What I would love to do, if it was practical, is to do a focused development. That is, identify what’s the core mechanic of your game and make it really sing in isolation, with all other mechanics abstracted (for example, in your case, if you think something about the strategic layer is the most important, the tactical combat would remain semi randomized until much later). Once the full loop for that system/mechanic works, find the next (or handful of next) systems in focal importance and develop them to the best you can do. In the process you will have to add content to the main system (since there are more interactions now), but having something that works, you can evaluate that it’s still working. You will also have to expand on “lower” systems (for example, making the ships you have built and their equipment take part on the tactical randomization calculation).
The idea is you keep exploring expanding the design in the right direction until you find you don’t need to dig deeper, that the main mechanic still sings and that the supporting systems make it last.
And the benefit is that once you get that first main mechanic to sing, even if the others are underdeveloped, you still have a moderately fun, if perhaps shallow or short, game. So on the potential burnout, you are left with a project that feels “finished” enough and you can be relatively happy with.
If I had infinite time and no need to earn money (which are about the same thing) that’s how I would tackle a couple of personal projects I’ve had in my mind forever.
Hope that helps.
Thanks for that very thoughtful reply, Juan. I learned a lot from it. I had a vague sense that professional teams developed systems in parallel, but I had never really thought about it. That makes sense. As you say, for an amateur/hobbyist like me, designing in one particular direction might make more sense.

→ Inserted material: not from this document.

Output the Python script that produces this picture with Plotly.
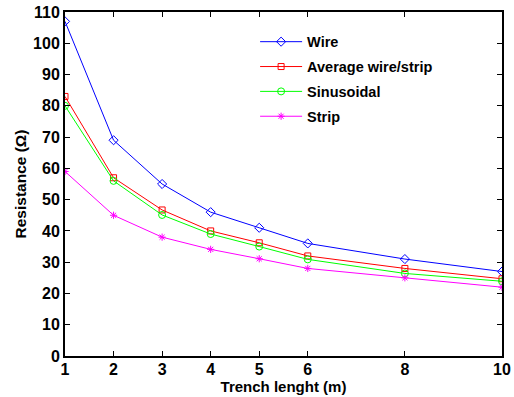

You mentioned health as a constraint. I hadn’t thought that would be a concern for me, but lo and behold my right hand started hurting a lot a couple days ago. It’s not happy with all the keyboarding and mousing I’ve been doing on this project. (This is not the first time. My aging hands hurt whenever I use them too much for fine-motor stuff.) I’ve taken a couple days off just to sketch UI and gameplay ideas on my iPad, which doesn’t seem to bother my hands at all.
Actually, what may bother me most of all is testing my game, not coding it. A 4X game requires some mouse movements, and even with my Ergo Touchpad, sooner or later that starts to both me. This has me wondering whether developing for iOS would be easier for me physically. But I assume one still tests iOS projects in Unity in Windows, only occasionally deploying a test build to one’s iPad?
My hand feels somewhat better today, but I’m being cautious, so after I type this message, I’m going to get off the computer and go swimming. :)
It depends what kind of bother the mouse is giving you, but a few years ago I started getting shooting pains whenever I used a mouse for too long. I switched to a vertical mouse and it stopped immediately, and I’ve had no problems since.